EXERCISE GOAL:
Repeat the material verbatim and drop the pictures.

<<<<

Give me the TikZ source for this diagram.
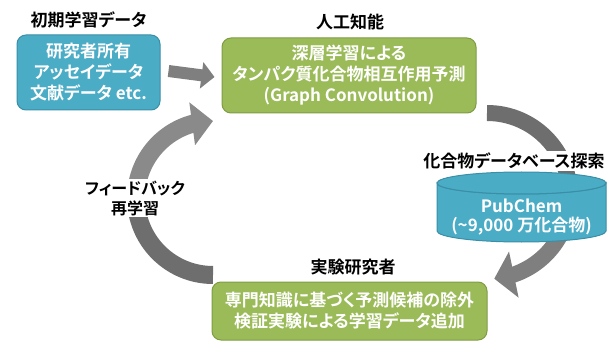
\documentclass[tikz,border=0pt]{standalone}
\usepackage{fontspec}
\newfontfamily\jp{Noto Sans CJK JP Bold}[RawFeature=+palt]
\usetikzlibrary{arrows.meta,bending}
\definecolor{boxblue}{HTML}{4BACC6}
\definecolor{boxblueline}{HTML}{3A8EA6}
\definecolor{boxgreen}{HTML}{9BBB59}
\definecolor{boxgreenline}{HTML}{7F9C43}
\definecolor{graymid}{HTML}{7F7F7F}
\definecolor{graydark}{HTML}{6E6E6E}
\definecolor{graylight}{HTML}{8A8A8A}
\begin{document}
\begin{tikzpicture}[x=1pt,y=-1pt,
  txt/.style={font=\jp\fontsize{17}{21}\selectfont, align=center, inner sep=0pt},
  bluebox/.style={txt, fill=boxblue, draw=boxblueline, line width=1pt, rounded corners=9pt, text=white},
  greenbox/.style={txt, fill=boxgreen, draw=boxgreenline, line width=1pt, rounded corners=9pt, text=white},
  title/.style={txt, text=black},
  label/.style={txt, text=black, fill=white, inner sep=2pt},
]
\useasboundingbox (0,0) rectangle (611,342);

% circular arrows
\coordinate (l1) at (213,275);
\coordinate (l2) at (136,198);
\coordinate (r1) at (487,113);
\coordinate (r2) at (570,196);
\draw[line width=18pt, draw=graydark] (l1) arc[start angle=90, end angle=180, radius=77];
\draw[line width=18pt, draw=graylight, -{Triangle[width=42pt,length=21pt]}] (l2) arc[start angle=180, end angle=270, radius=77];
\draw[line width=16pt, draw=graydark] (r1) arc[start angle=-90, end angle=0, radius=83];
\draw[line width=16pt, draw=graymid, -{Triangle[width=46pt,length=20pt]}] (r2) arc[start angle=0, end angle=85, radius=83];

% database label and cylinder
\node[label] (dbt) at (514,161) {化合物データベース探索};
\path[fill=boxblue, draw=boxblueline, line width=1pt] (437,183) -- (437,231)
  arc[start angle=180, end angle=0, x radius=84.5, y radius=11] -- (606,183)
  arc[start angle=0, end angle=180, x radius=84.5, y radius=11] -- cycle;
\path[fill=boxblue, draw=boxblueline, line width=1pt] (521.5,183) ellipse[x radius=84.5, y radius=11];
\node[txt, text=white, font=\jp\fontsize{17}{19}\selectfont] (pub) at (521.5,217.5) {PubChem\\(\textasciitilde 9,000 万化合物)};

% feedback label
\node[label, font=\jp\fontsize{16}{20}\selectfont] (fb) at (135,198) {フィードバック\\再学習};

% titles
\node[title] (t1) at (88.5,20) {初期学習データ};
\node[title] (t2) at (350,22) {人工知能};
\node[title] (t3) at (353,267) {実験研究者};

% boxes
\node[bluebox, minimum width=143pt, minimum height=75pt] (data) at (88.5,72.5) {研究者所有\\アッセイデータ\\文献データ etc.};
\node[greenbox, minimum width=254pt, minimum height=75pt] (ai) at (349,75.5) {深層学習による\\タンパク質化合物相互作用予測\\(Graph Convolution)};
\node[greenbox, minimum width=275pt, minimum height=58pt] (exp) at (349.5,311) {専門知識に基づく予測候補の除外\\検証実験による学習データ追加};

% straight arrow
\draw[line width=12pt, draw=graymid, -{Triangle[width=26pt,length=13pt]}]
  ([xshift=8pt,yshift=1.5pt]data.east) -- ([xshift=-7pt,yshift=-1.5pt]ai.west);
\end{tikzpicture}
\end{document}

>>>>

RESPONSE TO THIS EXERCISE:
Give me the TikZ source for this diagram.
\documentclass[tikz,border=0pt]{standalone}
\usepackage{fontspec}
\newfontfamily\jp{Noto Sans CJK JP Bold}[RawFeature=+palt]
\usetikzlibrary{arrows.meta,bending}
\definecolor{boxblue}{HTML}{4BACC6}
\definecolor{boxblueline}{HTML}{3A8EA6}
\definecolor{boxgreen}{HTML}{9BBB59}
\definecolor{boxgreenline}{HTML}{7F9C43}
\definecolor{graymid}{HTML}{7F7F7F}
\definecolor{graydark}{HTML}{6E6E6E}
\definecolor{graylight}{HTML}{8A8A8A}
\begin{document}
\begin{tikzpicture}[x=1pt,y=-1pt,
  txt/.style={font=\jp\fontsize{17}{21}\selectfont, align=center, inner sep=0pt},
  bluebox/.style={txt, fill=boxblue, draw=boxblueline, line width=1pt, rounded corners=9pt, text=white},
  greenbox/.style={txt, fill=boxgreen, draw=boxgreenline, line width=1pt, rounded corners=9pt, text=white},
  title/.style={txt, text=black},
  label/.style={txt, text=black, fill=white, inner sep=2pt},
]
\useasboundingbox (0,0) rectangle (611,342);

% circular arrows
\coordinate (l1) at (213,275);
\coordinate (l2) at (136,198);
\coordinate (r1) at (487,113);
\coordinate (r2) at (570,196);
\draw[line width=18pt, draw=graydark] (l1) arc[start angle=90, end angle=180, radius=77];
\draw[line width=18pt, draw=graylight, -{Triangle[width=42pt,length=21pt]}] (l2) arc[start angle=180, end angle=270, radius=77];
\draw[line width=16pt, draw=graydark] (r1) arc[start angle=-90, end angle=0, radius=83];
\draw[line width=16pt, draw=graymid, -{Triangle[width=46pt,length=20pt]}] (r2) arc[start angle=0, end angle=85, radius=83];

% database label and cylinder
\node[label] (dbt) at (514,161) {化合物データベース探索};
\path[fill=boxblue, draw=boxblueline, line width=1pt] (437,183) -- (437,231)
  arc[start angle=180, end angle=0, x radius=84.5, y radius=11] -- (606,183)
  arc[start angle=0, end angle=180, x radius=84.5, y radius=11] -- cycle;
\path[fill=boxblue, draw=boxblueline, line width=1pt] (521.5,183) ellipse[x radius=84.5, y radius=11];
\node[txt, text=white, font=\jp\fontsize{17}{19}\selectfont] (pub) at (521.5,217.5) {PubChem\\(\textasciitilde 9,000 万化合物)};

% feedback label
\node[label, font=\jp\fontsize{16}{20}\selectfont] (fb) at (135,198) {フィードバック\\再学習};

% titles
\node[title] (t1) at (88.5,20) {初期学習データ};
\node[title] (t2) at (350,22) {人工知能};
\node[title] (t3) at (353,267) {実験研究者};

% boxes
\node[bluebox, minimum width=143pt, minimum height=75pt] (data) at (88.5,72.5) {研究者所有\\アッセイデータ\\文献データ etc.};
\node[greenbox, minimum width=254pt, minimum height=75pt] (ai) at (349,75.5) {深層学習による\\タンパク質化合物相互作用予測\\(Graph Convolution)};
\node[greenbox, minimum width=275pt, minimum height=58pt] (exp) at (349.5,311) {専門知識に基づく予測候補の除外\\検証実験による学習データ追加};

% straight arrow
\draw[line width=12pt, draw=graymid, -{Triangle[width=26pt,length=13pt]}]
  ([xshift=8pt,yshift=1.5pt]data.east) -- ([xshift=-7pt,yshift=-1.5pt]ai.west);
\end{tikzpicture}
\end{document}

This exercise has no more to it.